Bowing to a request by the administration, the city council’s finance committee earlier this week night voted to refer a proposal for a temporary moratorium on residential construction to the city planner for further review.
Aldermen Robert Van Campen, Sal Sachetta and Michael Marchese want the moratorium so that the city can have the time to conduct a study to deter-mine the best development plan for Everett’s future.
At Tuesday night’s committee session, Ald. Van Campen said he under-stands that the administration is “somewhat lukewarm” about the proposal.
The Ward Five alderman disclosed that he had received an email from director of planning and development James Errickson expressing his “hesitation” about connecting a study to the moratorium.
Back in June, the mayor’s chief of staff Melissa Murphy had indicated that the proposed year-long moratorium might unintentionally have the effect of hindering the city’s effort to increase its property valuation at a time when its tax levy ceiling needs to be raised.
At the time, Murphy said the mayor was very concerned about the possibility that the moratorium could “limit the city’s growth potential”.
Ald.
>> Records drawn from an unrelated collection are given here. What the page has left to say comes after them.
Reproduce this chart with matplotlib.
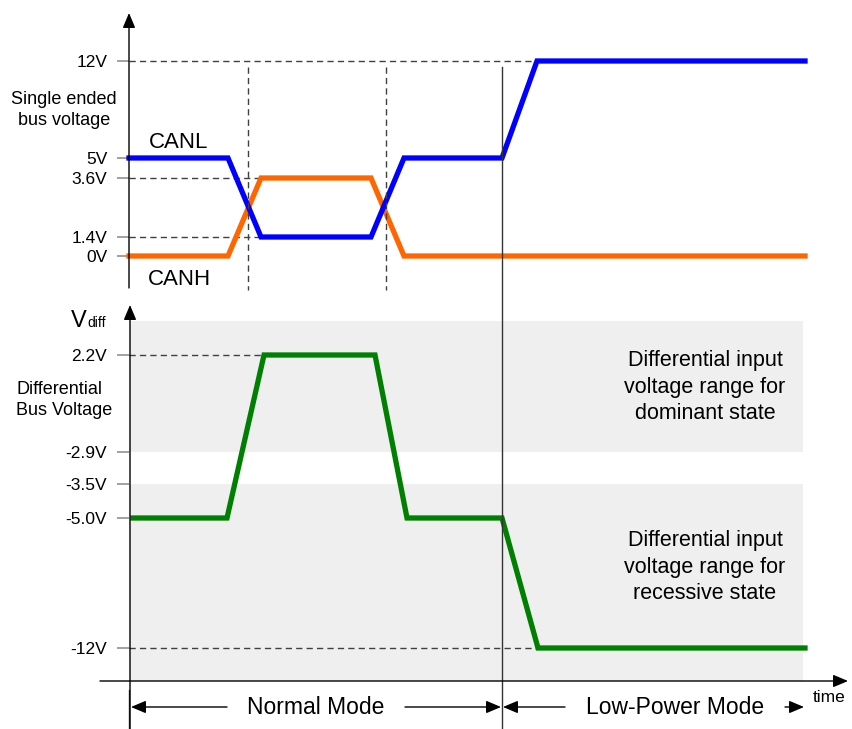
import numpy as np
import matplotlib
matplotlib.use("Agg")
import matplotlib.pyplot as plt
from matplotlib.transforms import blended_transform_factory

plt.rcParams['font.family'] = ['Liberation Sans', 'DejaVu Sans']

# ---------------- data ----------------
# time axis in arbitrary units
canl_t = [0.0, 9.9, 13.2, 24.2, 27.5, 37.3, 40.8, 67.6]
canl_v = [5, 5, 1.4, 1.4, 5, 5, 12, 12]
canh_t = [0.0, 9.9, 13.2, 24.2, 27.5, 67.6]
canh_v = [0, 0, 3.6, 3.6, 0, 0]
vdiff_t = [0.4, 9.8, 13.5, 24.6, 27.8, 37.3, 40.9, 67.6]
vdiff_v = [-5, -5, 2.2, 2.2, -5, -5, -12, -12]

top_levels = [0, 1.4, 3.6, 5, 12]
top_labels = ["0V", "1.4V", "3.6V", "5V", "12V"]
bot_levels = [-12, -5.0, -3.5, -2.9, 2.2]
bot_labels = ["-12V", "-5.0V", "-3.5V", "-2.9V", "2.2V"]

bit_edges = [11.9, 25.7]     # dashed bit markers
mode_change = 37.3           # Normal -> Low-Power
dom_range = (-2.9, 3.5)
rec_range = (-13.5, -3.5)

# ---------------- layout ----------------
W, H = 852, 729
fig = plt.figure(figsize=(W / 100, H / 100), dpi=100)

def rect(x0, y0, x1, y1):
    return [x0 / W, 1 - y1 / H, (x1 - x0) / W, (y1 - y0) / H]

# schematic (non-linear) voltage placement: pixel rows of each level
top_map_v = [0, 1.4, 3.6, 5, 12]
top_map_p = [256, 237, 178, 158, 61]
bot_map_v = [-13.5, -12, -5, -3.5, -2.9, 2.2, 3.5]
bot_map_p = [681, 648, 518, 484, 452, 355, 321]

def make_scale(vals, pix):
    pos = -np.asarray(pix, float)
    vals = np.asarray(vals, float)
    fwd = lambda v: np.interp(v, vals, pos)
    inv = lambda p: np.interp(p, pos, vals)
    return fwd, inv

ax_top = fig.add_axes(rect(129, 61, 805, 256))
ax_bot = fig.add_axes(rect(129, 321, 805, 681))
ov = fig.add_axes([0, 0, 1, 1], zorder=5)
ov.set_xlim(0, W)
ov.set_ylim(H, 0)
ov.axis('off')
ov.patch.set_alpha(0)

for ax, mv, mp, lv, lb in [(ax_top, top_map_v, top_map_p, top_levels, top_labels),
                           (ax_bot, bot_map_v, bot_map_p, bot_levels, bot_labels)]:
    f, i = make_scale(mv, mp)
    ax.set_yscale('function', functions=(f, i))
    ax.set_ylim(mv[0], mv[-1])
    ax.set_xlim(0, 67.6)
    ax.set_facecolor('none')
    for s in ax.spines.values():
        s.set_visible(False)
    ax.set_xticks([])
    ax.set_yticks(lv)
    ax.set_yticklabels(lb)
    ax.yaxis.set_minor_locator(matplotlib.ticker.NullLocator())
    ax.tick_params(axis='y', length=8.6, width=1.1, color='#888888', pad=7,
                   labelsize=12.5, labelcolor='black')

ax_top.set_ylim(0, 12)

dash = dict(color='#404040', lw=1.0, linestyle=(0, (4.5, 3)), zorder=1)

# ---- top panel ----
ax_top.plot([0, 40.8], [12, 12], clip_on=False, **dash)
ax_top.plot([0, 13.2], [3.6, 3.6], clip_on=False, **dash)
ax_top.plot([0, 13.2], [1.4, 1.4], clip_on=False, **dash)
ax_top.plot(canh_t, canh_v, color='#FF6600', lw=3.8, clip_on=False, zorder=3,
            solid_joinstyle='miter')
ax_top.plot(canl_t, canl_v, color='#0000FF', lw=3.8, clip_on=False, zorder=4,
            solid_joinstyle='miter')

# ---- bottom panel ----
xmax_band = (803 - 129) / 676
ax_bot.axhspan(*dom_range, xmin=0, xmax=xmax_band, color='#efefef', lw=0, zorder=0)
ax_bot.axhspan(*rec_range, xmin=0, xmax=xmax_band, color='#efefef', lw=0, zorder=0)
ax_bot.plot([0, 13.5], [2.2, 2.2], clip_on=False, **dash)
ax_bot.plot([0, 40.9], [-12, -12], clip_on=False, **dash)
ax_bot.plot(vdiff_t, vdiff_v, color='#008000', lw=3.8, clip_on=False, zorder=3,
            solid_joinstyle='miter')

# ---- vertical markers ----
tr = blended_transform_factory(ax_top.transData, ov.transData)
for t in bit_edges:
    ov.plot([t, t], [67, 290], transform=tr, color='#404040', lw=1.0,
            linestyle=(0, (4.5, 3)))
ov.plot([mode_change, mode_change], [67, 729], transform=tr, color='#333333', lw=1.0)
ov.plot([0, 0], [690, 729], transform=tr, color='#333333', lw=1.0)

# ---- axes arrows ----
def arrow(x0, y0, x1, y1, lw=1.0):
    ov.annotate('', xy=(x1, y1), xytext=(x0, y0),
                arrowprops=dict(arrowstyle='-|>,head_length=0.9,head_width=0.38',
                                lw=lw, color='black', shrinkA=0, shrinkB=0,
                                mutation_scale=10))

arrow(129, 288, 129, 13)
arrow(130, 729, 130, 305)
arrow(100, 681, 848, 681)

# mode arrows
arrow(227, 707, 131, 707)
arrow(405, 707, 501, 707)
arrow(565, 707, 503, 707)
arrow(785, 707, 804, 707)

# ---- texts ----
ov.text(64, 110, "Single ended\nbus voltage", fontsize=13, ha='center', va='center',
        linespacing=1.25)
ov.text(16, 400, "Differential\nBus Voltage", fontsize=13, ha='left', va='center',
        linespacing=1.25)
ov.text(149, 142, "CANL", fontsize=16, ha='left', va='center')
ov.text(148, 279, "CANH", fontsize=16, ha='left', va='center')
ov.text(71, 327, "V", fontsize=17, ha='left', va='baseline')
ov.text(87, 327, "diff", fontsize=10, ha='left', va='baseline')

ov.text(705, 387, "Differential input\nvoltage range for\ndominant state",
        fontsize=15.5, ha='center', va='center', linespacing=1.33)
ov.text(705, 567, "Differential input\nvoltage range for\nrecessive state",
        fontsize=15.5, ha='center', va='center', linespacing=1.33)

ov.text(316, 707, "Normal Mode", fontsize=16.5, ha='center', va='center')
ov.text(675, 707, "Low-Power Mode", fontsize=16.5, ha='center', va='center')
ov.text(813, 697, "time", fontsize=12.5, ha='left', va='center')

fig.savefig("out.png", dpi=100)
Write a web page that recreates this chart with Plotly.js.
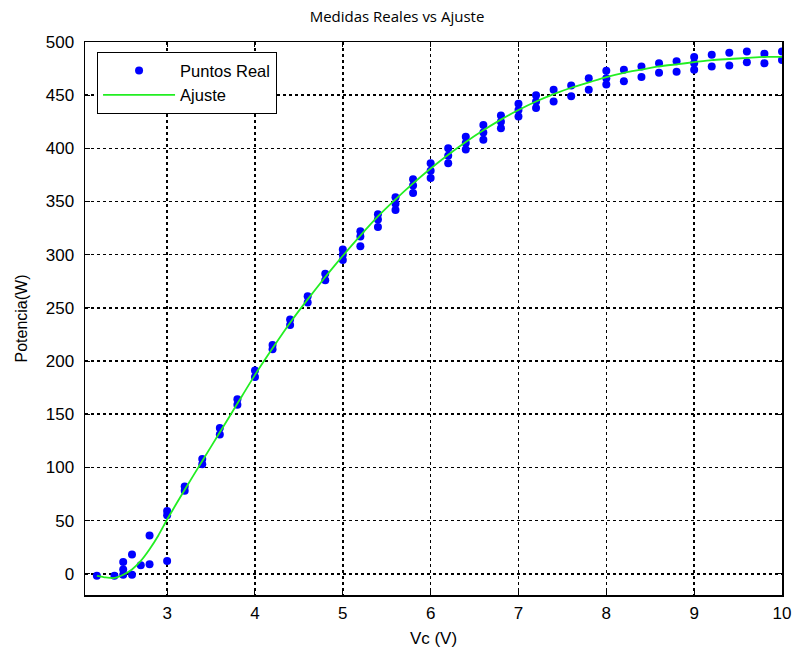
<!DOCTYPE html>
<html>
<head>
<meta charset="utf-8">
<script src="https://cdn.plot.ly/plotly-3.0.1.min.js"></script>
<style>html,body{margin:0;padding:0;background:#fff;}#chart{width:794px;height:650px;}</style>
</head>
<body>
<div id="chart"></div>
<script>
// Measured points (Vc in volts, Potencia in watts)
var vcPoints = [
  2.2,
  2.4,
  2.5, 2.5, 2.5,
  2.6, 2.6,
  2.7,
  2.8, 2.8,
  3.0, 3.0, 3.0,
  3.2, 3.2,
  3.4, 3.4,
  3.6, 3.6,
  3.8, 3.8,
  4.0, 4.0,
  4.2, 4.2,
  4.4, 4.4,
  4.6, 4.6,
  4.8, 4.8,
  5.0, 5.0, 5.0,
  5.2, 5.2, 5.2,
  5.4, 5.4, 5.4,
  5.6, 5.6, 5.6,
  5.8, 5.8, 5.8,
  6.0, 6.0, 6.0,
  6.2, 6.2, 6.2,
  6.4, 6.4, 6.4,
  6.6, 6.6, 6.6,
  6.8, 6.8, 6.8,
  7.0, 7.0, 7.0,
  7.2, 7.2, 7.2,
  7.4, 7.4,
  7.6, 7.6,
  7.8, 7.8,
  8.0, 8.0, 8.0,
  8.2, 8.2,
  8.4, 8.4,
  8.6, 8.6,
  8.8, 8.8,
  9.0, 9.0, 9.0,
  9.2, 9.2,
  9.4, 9.4,
  9.6, 9.6,
  9.8, 9.8,
  10.0, 10.0
];
var potPoints = [
  -2,
  -2,
  -1, 4, 11,
  -1, 18,
  8,
  9, 36,
  12, 55, 59,
  78, 82,
  103, 108,
  131, 137,
  159, 164,
  185, 191,
  211, 215,
  234, 239,
  255, 261,
  276, 282,
  295, 300, 305,
  308, 317, 322,
  326, 333, 338,
  342, 348, 354,
  358, 365, 371,
  372, 379, 386,
  386, 393, 400,
  399, 405, 411,
  408, 415, 422,
  419, 425, 431,
  430, 436, 442,
  438, 444, 450,
  444, 455,
  449, 459,
  455, 466,
  460, 466, 473,
  463, 474,
  467, 477,
  471, 480,
  472, 482,
  474, 480, 486,
  477, 488,
  478, 490,
  481, 491,
  480, 489,
  483, 491
];

// Fitted curve
var vcFit = [2.2, 2.3, 2.4, 2.5, 2.6, 2.7, 2.8, 2.9, 3.0, 3.2, 3.4, 3.6, 3.8, 4.0, 4.2, 4.4, 4.6, 4.8, 5.0, 5.2, 5.4, 5.6, 5.8, 6.0, 6.2, 6.4, 6.6, 6.8, 7.0, 7.2, 7.4, 7.6, 7.8, 8.0, 8.2, 8.4, 8.6, 8.8, 9.0, 9.2, 9.4, 9.6, 9.8, 10.0];
var potFit = [-2, -3.5, -4, -1, 4, 12, 23, 36, 51, 79, 106, 133, 160, 187, 212, 236, 258, 279, 299, 318, 336, 352, 367, 381, 394, 406, 417, 427, 436, 444, 451, 457, 462, 467, 471, 474, 477, 479, 481, 483, 484, 485, 486, 486];

var xTicks = [3, 4, 5, 6, 7, 8, 9, 10];
var yTicks = [0, 50, 100, 150, 200, 250, 300, 350, 400, 450, 500];

var traces = [
  {
    x: vcPoints, y: potPoints, type: 'scatter', mode: 'markers', name: 'Puntos Real',
    marker: {color: '#0000ff', size: 8, line: {width: 0}}
  },
  {
    x: vcFit, y: potFit, type: 'scatter', mode: 'lines', name: 'Ajuste',
    line: {color: '#22ee22', width: 1.8, shape: 'spline', smoothing: 0.6}
  }
];

var axisCommon = {
  showline: true, linecolor: '#000', linewidth: 1.5, mirror: 'ticks',
  ticks: 'inside', ticklen: 5, tickwidth: 1, tickcolor: '#000',
  showgrid: true, gridcolor: '#000', gridwidth: 1.6, griddash: '3px,3px',
  zeroline: false,
  tickfont: {family: 'Liberation Sans, Arial, sans-serif', size: 17, color: '#000'}
};

var layout = {
  width: 794, height: 650,
  margin: {l: 85, r: 12, t: 42, b: 55},
  paper_bgcolor: '#fff', plot_bgcolor: '#fff',
  title: {text: 'Medidas Reales vs Ajuste', x: 0.5, xanchor: 'center', y: 0.974, yanchor: 'middle',
          font: {family: 'Open Sans, sans-serif', size: 15, color: '#000'}},
  xaxis: Object.assign({}, axisCommon, {
    range: [2.065, 10], tickvals: xTicks, ticktext: xTicks.map(String),
    ticklabelstandoff: 2,
    title: {text: 'Vc (V)', standoff: 10, font: {family: 'Liberation Sans, Arial, sans-serif', size: 17, color: '#000'}}
  }),
  yaxis: Object.assign({}, axisCommon, {
    range: [-20, 500], tickvals: yTicks, ticktext: yTicks.map(String),
    ticklabelstandoff: 6,
    title: {text: 'Potencia(W)', standoff: 14, font: {family: 'Liberation Sans, Arial, sans-serif', size: 16, color: '#000'}}
  }),
  showlegend: true,
  legend: {
    x: 0.017, y: 0.982, xanchor: 'left', yanchor: 'top',
    bgcolor: '#fff', bordercolor: '#000', borderwidth: 1.2,
    font: {family: 'Liberation Sans, Arial, sans-serif', size: 16.5, color: '#000'},
    itemwidth: 72, tracegroupgap: 0
  }
};

Plotly.newPlot('chart', traces, layout, {displayModeBar: false, staticPlot: true});
</script>
</body>
</html>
Van Campen, the chief proponent of the moratorium plan, maintains that Everett over the years has become “over-built”, to the point that “the city is now overcrowded, our schools are over-stretched and our public safety resources are at their limit”.
“We need a time-out,” he asserted.
Ald. Van Campen insisted that “the city must determine the best use for the limited land that is left for development in Everett”.
The finance committee Tuesday night went along with Van Campen’s motion to refer the moratorium proposal to Errickson.
“I’ll meet with him to further discuss the matter,” said the alderman.